Auf diese Weise wird es der Künstlerin möglich, sich von der bloßen Chronik der Ereignisse zur Geschichte, vom Vergänglichen zum Bleibenden, von der Synchronie zur Diachronie fortzuentwickeln und den Beweis ihrer ästhetischen Autonomie anzutreten auf der Grundlage von Entpersönlichung des Endprodukts und einem entwickelten formalen Gespür.
Lapin Univers ist der Titel einer Serie von jüngeren Arbeiten, begonnen 1999, und wird dann zur Jahrtausendwende verändert in Lapin Agile - wiederum ein Raum, ein Ort des Zusammentreffens, des Austauschs, der Weitervermittlung von Erfahrungen, ihrer Multiplikation dank all derer, die sich damit auseinandersetzen - und ist zugleich natürlich eine Hommage an jenen legendären Ort, jenen wegweisenden Treffpunkt der grössten Künstler im Paris des gerade angebrochenen 20. Jahrhunderts.
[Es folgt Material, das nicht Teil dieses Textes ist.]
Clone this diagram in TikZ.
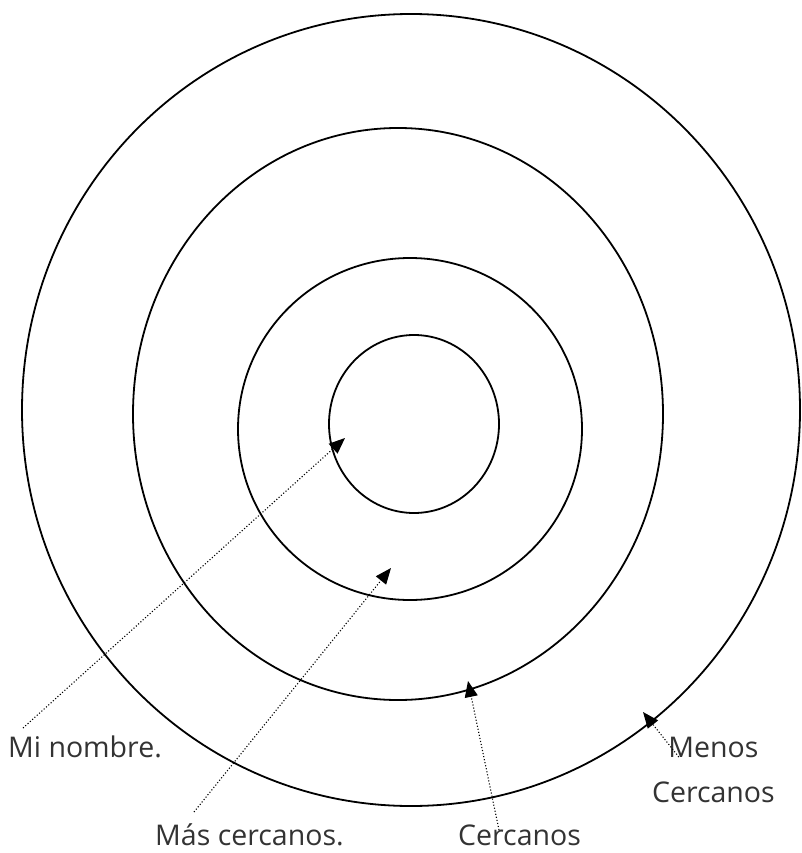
\documentclass[tikz,border=0pt]{standalone}
\usepackage{fontspec}
\setmainfont{Open Sans}
\usepackage{tikz}
\usetikzlibrary{arrows.meta, positioning}
\tikzstyle{ring} = [draw=black, line width=1.8pt]
\tikzstyle{ringlabel} = [
  inner sep=0pt, text=black!80, align=center,
  font=\fontsize{28.5}{45}\selectfont
]
\tikzstyle{pointer} = [-{Triangle[length=16pt,width=13pt]}, line width=1.1pt,
  dash pattern=on 1.1pt off 2pt]

\begin{document}
\begin{tikzpicture}[x=1pt, y=-1pt]
  \useasboundingbox (0,0) rectangle (801,853);

  % the four rings
  \draw[ring] (411,410) ellipse [x radius=389, y radius=396];
  \draw[ring] (398,414) ellipse [x radius=265, y radius=286];
  \draw[ring] (410,429) ellipse [x radius=172, y radius=171];
  \draw[ring] (414,424) ellipse [x radius=85, y radius=89];

  % labels
  \node[ringlabel, anchor=base west] (mi) at (8,757) {Mi nombre.};
  \node[ringlabel, anchor=base west] (mas) at (155,845) {Más cercanos.};
  \node[ringlabel, anchor=base west] (cerca) at (458,845) {Cercanos};
  \node[ringlabel, anchor=base east] (menos) at (775,802) {Menos\\Cercanos};

  % where the arrows point
  \coordinate (mi-tip) at (345,438);
  \coordinate (mas-tip) at (391,568);
  \coordinate (cerca-tip) at (468,681);
  \coordinate (menos-tip) at (643,712);

  \draw[pointer] ([xshift=15pt, yshift=29pt]mi.base west) -- (mi-tip);
  \draw[pointer] ([xshift=39pt, yshift=33pt]mas.base west) -- (mas-tip);
  \draw[pointer] ([xshift=41pt, yshift=15pt]cerca.base west) -- (cerca-tip);
  \draw[pointer] ([xshift=27pt, yshift=45pt]menos.base west) -- (menos-tip);

\end{tikzpicture}
\end{document}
Ähnlich wie beim Prozess der Zellteilung stellt die neue Version von Lapin Univers/Agile, ohne auf Kontinuität zu dringen, eine Rapidität in Zeit und Raum unter Beweis und sammelt in ihrem Netz dennoch die Konstanten, die die Geschichte des Daseins und der Kultur ausmachen. Oder wie es Valérie Favre ausdrückt: »Toutes les filles s’appellent Sophie. Tous les garçons s’appellent Patrick«.